10. A safety method for redundant alerting to prevent unattended vehicular occupants in a vehicle, the safety method comprising:

transmitting, by at least one input device, at least one signal to a first processor of an in-vehicle system, wherein the at least one signal comprises a signal indicating that an unattended occupant is detected in the vehicle;

determining, by the first processor, that a condition exists to perform redundant alerting based on the at least one signal;

transmitting, by the first processor, a respective alert to each of a plurality of mobile devices in response to determining that the condition exists;

providing, by a respective second processor of each of the plurality of mobile devices, the respective alert from the first processor to a respective user through a respective output device of each of the plurality of mobile devices;

determining, by the respective second processor, whether the alert has been cleared by a user input;

indicating, by the respective second processor, to the first processor that the respective alert has been cleared by the user input in response to the respective second processor determining that the alert has been cleared by the user input;

determining, by the first processor, whether all alerts to the plurality of mobile devices have been cleared by each one of the plurality of user inputs associated with the plurality of mobile devices within a first predetermined amount of time; and

performing, by the first processor, a remedial action in response to the first processor determining that not all of the alerts transmitted to the plurality of mobile devices have been cleared by each one of the plurality of user inputs associated with the plurality of mobile devices within the first predetermined amount of time;

11. The safety method according to claim 10, the at least one input device comprises a motion-sensing camera, a weight sensor, or a pressure sensor.
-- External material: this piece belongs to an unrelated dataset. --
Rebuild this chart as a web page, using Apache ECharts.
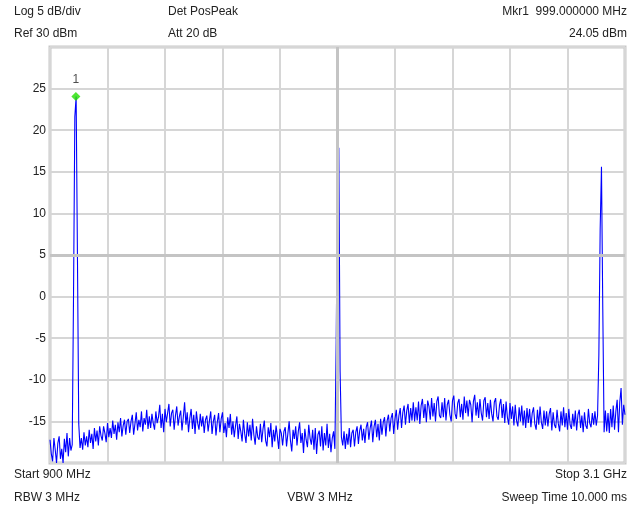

12. The safety method according to claim 10, wherein the transmitting at least one signal to the first processor further comprises transmitting a signal indicating that the vehicle is in a parked state or a signal indicating that doors of the vehicle have been closed for a third predetermined amount of time.

13. The safety method according to claim 10, wherein the plurality of mobile devices comprises two mobile phones.

14. The safety method according to claim 13, wherein the plurality of mobile devices further comprises a multi-information display unit of the vehicle.

15. The safety method according to claim 10, wherein the providing the respective alert comprises displaying a prompt to input a code to clear the respective alert, the method further comprising:

determining, by the respective second processor, that the respective alert is cleared by the user input matching a predetermined code.

16. The safety method according to claim 10, wherein the providing the respective alert comprises displaying a real-time image of an interior of the vehicle.

17. The safety method according to claim 10, wherein the providing the respective alert comprises displaying a prompt to set a timer to temporarily clear the alert, the method further comprising:

determining, by the respective second processor, that the respective alert is cleared by the user input selecting an amount of time to temporarily clear the respective alert.

18. The safety method system according to claim 10, wherein the performing the remedial action comprises at least one of electronically unlocking at least one door of the vehicle, electronically opening at least one window of the vehicle, electrically causing an alarm or horn to sound, and transmitting a message to emergency services.